我想要实现的是，对于带有 url 的表格中的每个空单元格，我想创建一个空数据框，就像其中包含数据的那些单元格一样。这可能吗？

到目前为止，我的代码如下所示：

import gspread
from df2gspread import df2gspread as d2g
from gspread_dataframe import get_as_dataframe, set_with_dataframe
from google.oauth2 import service_account
from google.auth.transport.requests import AuthorizedSession
from bs4 import BeautifulSoup
import pandas as pd
import requests

credentials = service_account.Credentials.from_service_account_file(
    'credentials.json')

scoped_credentials = credentials.with_scopes(
        ['https://spreadsheets.google.com/feeds',
         'https://www.googleapis.com/auth/drive']
        )

gc = gspread.Client(auth=scoped_credentials)
gc.session = AuthorizedSession(scoped_credentials)
spreadsheet_key = gc.open_by_key('api_key')


# Data import
data_worksheet = spreadsheet_key.worksheet("Data")

# Url's
url_worksheet = spreadsheet_key.worksheet("Urls")

link_list = url_worksheet.col_values(2)


def get_info(linkIndex) :

    page = requests.get(link_list[linkIndex])
    soup = BeautifulSoup(page.content, 'html.parser')

    try :
        tbl = soup.find('table')

        labels = [] 
        results = []

        for tr in tbl.findAll('tr'):
            headers = [th.text.strip()  for th in tr.findAll('th')]
            data = [td.text.strip() for td in tr.findAll('td')]
            labels.append(headers)
            results.append(data) 

        final_results = []

        for final_labels, final_data in zip(labels, results):
            final_results.append({'Labels': final_labels, 'Data': final_data})

        df = pd.DataFrame(final_results)

        df['Labels'] = df['Labels'].str[0]
        df['Data'] = df['Data'].str[0]

        indexNames = df[df['Labels'] == 'Links'].index
        df.drop(indexNames , inplace=True)

        set_with_dataframe(data_worksheet, df, col=(linkIndex*6)+1, row=2, 
include_column_header=False)[1:]

    except Exception as e:
        print(e)

for linkInd in range(len(link_list))[1:] :
    get_info(linkInd)

【问题讨论】：

标签： python pandas dataframe web-scraping google-sheets

【解决方案1】：

这取决于您所说的空数据框是什么意思。
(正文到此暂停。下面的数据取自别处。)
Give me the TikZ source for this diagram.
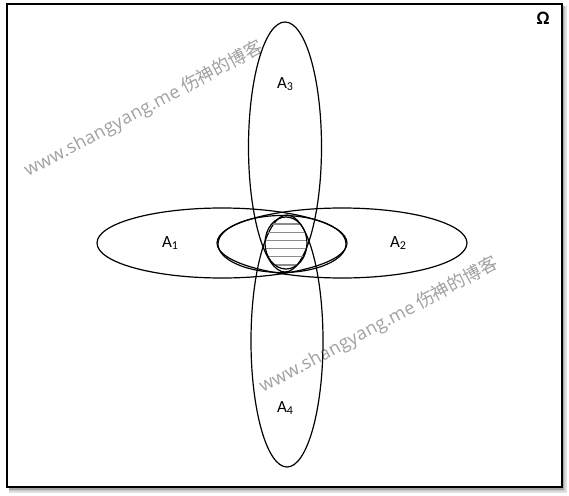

如果该数据框不包含数据，则可以使用语句pd.DataFrame() 创建它。如果该数据帧在与其他数据帧相同的列中包含 np.NaN / None 值，则可以从字典创建：

import pandas as pd

# x is the amount of rows in dataframe
d = {
    'column1': [np.NaN] * x,
    'column2': [np.NaN] * x,
    'column3': [np.NaN] * x
}

df = pd.DataFrame(d)

get_info() 函数的开头应该有一个检查：

if link_list[linkIndex] is not None: # or if link_list[linkIndex] != '' (depending on format of an empty cell)

在if 部分应该放置已经存在的逻辑，在else 部分应该创建一个空数据框。函数set_with_dataframe() 应该在if / else 语句之后调用，因为它在两种情况下都会执行。

【讨论】：